Mississippi doctors cannot continue to offer IVF to patients under the restrictions imposed by HB-1114. Families will be forced to seek medical treatment in other states or even other countries.

The doctors, nurses, and medical organizations who treat infertility, and who understand the medical issues involved, know that personhood raises grave concerns for their ability to practice medicine. They know that bills like HB-1114 would prevent them from helping patients build their families through medical treatment.

When you hear that bills like HC-80 “wouldn’t stop IVF”, ask yourself if you know the whole story. Ask yourself if those bills might still impose incredibly severe restrictions that would prevent doctors from treating infertility according to the current medical standards of care. And ask any infertility specialist whether he or she would be able to practice medicine in the face of these laws.

IUDs: over 2 million women, many unanswered questions

February 27th, 2012 | Posted by Atlee Breland in Birth Control | Legislation - (25 Comments)

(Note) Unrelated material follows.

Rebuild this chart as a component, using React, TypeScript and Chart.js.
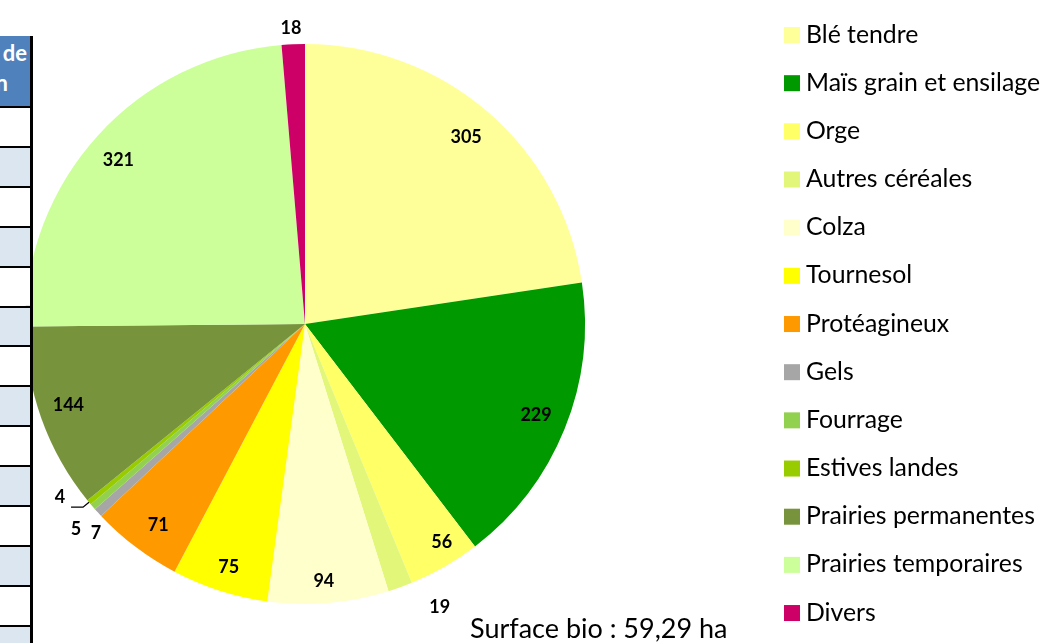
import React, { useEffect, useRef } from "react";
import { Chart, registerables } from "chart.js";

Chart.register(...registerables);

// ---- data ----
const categories = [
  "Blé tendre",
  "Maïs grain et ensilage",
  "Orge",
  "Autres céréales",
  "Colza",
  "Tournesol",
  "Protéagineux",
  "Gels",
  "Fourrage",
  "Estives landes",
  "Prairies permanentes",
  "Prairies temporaires",
  "Divers",
];
const values = [305, 229, 56, 19, 94, 75, 71, 7, 5, 4, 144, 321, 18];
const sliceColors = [
  "#FFFF99",
  "#009900",
  "#FFFF66",
  "#E2F77A",
  "#FFFFCC",
  "#FFFF00",
  "#FF9900",
  "#A6A6A6",
  "#92D050",
  "#99CC00",
  "#77933C",
  "#CCFF99",
  "#CC0066",
];
const surfaceText = "Surface bio : 59,29 ha";
const tableHeaderLines = ["de", "n"];

// ---- label placement (style): [radius factor, angle offset in degrees] ----
const labelPlacement: [number, number][] = [
  [0.882, 0],
  [0.886, -0.7],
  [0.918, -2.2],
  [1.118, -5.6],
  [0.918, 0.6],
  [0.907, -0.3],
  [0.886, -1],
  [1.054, -2.6],
  [1.096, -1],
  [1.071, 4.3],
  [0.893, 0.9],
  [0.889, -0.9],
  [1.061, -0.3],
];
const leaderIndex = 9;

const W = 1045;
const H = 643;

const overlayPlugin = {
  id: "overlay",
  afterDraw(chart: any) {
    const ctx = chart.ctx as CanvasRenderingContext2D;
    const meta = chart.getDatasetMeta(0);
    ctx.save();
    // data labels
    ctx.fillStyle = "#000";
    ctx.font = "bold 18px Lato";
    ctx.textAlign = "center";
    ctx.textBaseline = "alphabetic";
    meta.data.forEach((arc: any, i: number) => {
      const p = arc.getProps(["x", "y", "startAngle", "endAngle", "outerRadius"], true);
      const [f, off] = labelPlacement[i];
      const midRaw = (p.startAngle + p.endAngle) / 2;
      const mid = midRaw + (off * Math.PI) / 180;
      const r = p.outerRadius * f;
      const lx = p.x + Math.cos(mid) * r;
      const ly = p.y + Math.sin(mid) * r;
      ctx.fillText(String(chart.data.datasets[0].data[i]), lx, ly + 6.5);
      if (i === leaderIndex) {
        const ex = p.x + Math.cos(midRaw) * p.outerRadius;
        const ey = p.y + Math.sin(midRaw) * p.outerRadius;
        ctx.beginPath();
        ctx.strokeStyle = "#000";
        ctx.lineWidth = 1.3;
        ctx.moveTo(ex, ey);
        ctx.lineTo(ex - 6, ey + 5);
        ctx.lineTo(ex - 18, ey + 5);
        ctx.stroke();
      }
    });
    // legend
    const labels: string[] = chart.data.labels;
    const cols: string[] = chart.data.datasets[0].backgroundColor;
    ctx.textAlign = "left";
    ctx.font = "24.8px Lato";
    labels.forEach((lab, i) => {
      const cy = 35 + i * 48.17;
      ctx.fillStyle = cols[i];
      ctx.fillRect(784, cy - 8, 16, 16);
      ctx.fillStyle = "#000";
      ctx.fillText(lab, 806, cy + 7.5);
    });
    // surface annotation
    ctx.font = "27px Lato";
    ctx.fillStyle = "#000";
    ctx.fillText(surfaceText, 470, 638);
    ctx.restore();
  },
};

function SideTable() {
  const rows = [];
  for (let i = 0; i < 14; i++) {
    rows.push(
      <div
        key={i}
        style={{
          position: "absolute",
          left: 0,
          top: 106 + i * 39.9,
          width: 30,
          height: 39.9,
          boxSizing: "border-box",
          borderTop: "2px solid #000",
          background: i % 2 === 0 ? "#FFFFFF" : "#DCE6F1",
        }}
      />
    );
  }
  return (
    <div style={{ position: "absolute", left: 0, top: 0, width: 34, height: H, zIndex: 2, pointerEvents: "none" }}>
      <div
        style={{
          position: "absolute",
          left: 0,
          top: 36,
          width: 30,
          height: 70,
          background: "#4F81BD",
          overflow: "hidden",
        }}
      >
        <div
          style={{
            position: "absolute",
            right: 3,
            top: 2,
            color: "#fff",
            font: "bold 22px Lato",
            lineHeight: "30px",
            whiteSpace: "nowrap",
          }}
        >
          {tableHeaderLines[0]}
        </div>
        <div
          style={{
            position: "absolute",
            right: 22,
            top: 32,
            color: "#fff",
            font: "bold 22px Lato",
            lineHeight: "30px",
            whiteSpace: "nowrap",
          }}
        >
          {tableHeaderLines[1]}
        </div>
      </div>
      {rows}
      <div style={{ position: "absolute", left: 30, top: 36, width: 3, height: H - 36, background: "#000" }} />
    </div>
  );
}

export default function App() {
  const ref = useRef<HTMLCanvasElement | null>(null);
  useEffect(() => {
    if (!ref.current) return;
    const chart = new Chart(ref.current, {
      type: "pie",
      data: {
        labels: categories,
        datasets: [
          {
            data: values,
            backgroundColor: sliceColors,
            borderWidth: 0,
          },
        ],
      },
      options: {
        responsive: false,
        animation: false,
        layout: { padding: { left: 25, right: 460, top: 44, bottom: 39 } },
        plugins: { legend: { display: false }, tooltip: { enabled: false } },
      },
      plugins: [overlayPlugin],
    } as any);
    return () => chart.destroy();
  }, []);
  return (
    <div style={{ position: "absolute", left: 0, top: 0, width: W, height: H, background: "#fff", overflow: "hidden" }}>
      <canvas ref={ref} width={W} height={H} style={{ position: "absolute", left: 0, top: 0, width: W, height: H, display: "block" }} />
      <SideTable />
    </div>
  );
}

According to a NY Times article on IUDs, IUDs have become dramatically more popular in recent years:

The number of women in America now using an IUD has more than tripled since 2002. In the 12 months ending in August 2011, IUDs accounted for 10.4 percent of contraceptives issued by doctors, up from just 1.7 percent in the 12 months ending August 2002, according to data from SDI Health, a health care research firm.

As of 2008, over 2 million American women use IUDs for contraception. They are safe and extremely effective, because they don’t require any day-to-day effort to use correctly. However, under personhood, IUDs would almost certainly be prohibited under personhood, because of the legitimate potential to prevent implantation of a fertilized egg.

Medical evidence suggests that women with IUDs experience between 0.2 and 1.8 post-fertilization losses per year, according to a 2002 paper in the American Journal of Obstetrics and Gynecology. (That would be between 420,000 and 3,780,000 embryonic “deaths” per year, which is a large number in comparison to the 1.2 million annual elective abortions.)

If we consider that human life and human rights begins at fertilization, IUDs clearly kill a lot of embryonic people. So what happens under personhood to these 2 million women with IUDs?

If personhood prohibits contraception with post-fertilization effects, logically it should also prohibit it for users who have IUDs already in place. After all, we wouldn’t pass personhood and then say that women could have abortions for five more years, so long as they promise to stop at the end.

If you believe that an embryo is a human person with full legal rights at the time of conception, there’s no other choice but to accept that women with IUDs are every bit as much murderers as women who have abortions or women who kill their newborns. After all, if we’re talking about human lives here, surely that takes precedence over the woman’s right to privacy and to continue using the birth control of her choice, whether we’re talking about IUDs or emergency contraception or abortion.

Will women with IUDs in Oklahoma and Mississippi be forced under the threat of legal penalty to have their IUDs removed?

IUDs are just one of the many unanswered questions and potentially frightening implications of personhood legislation.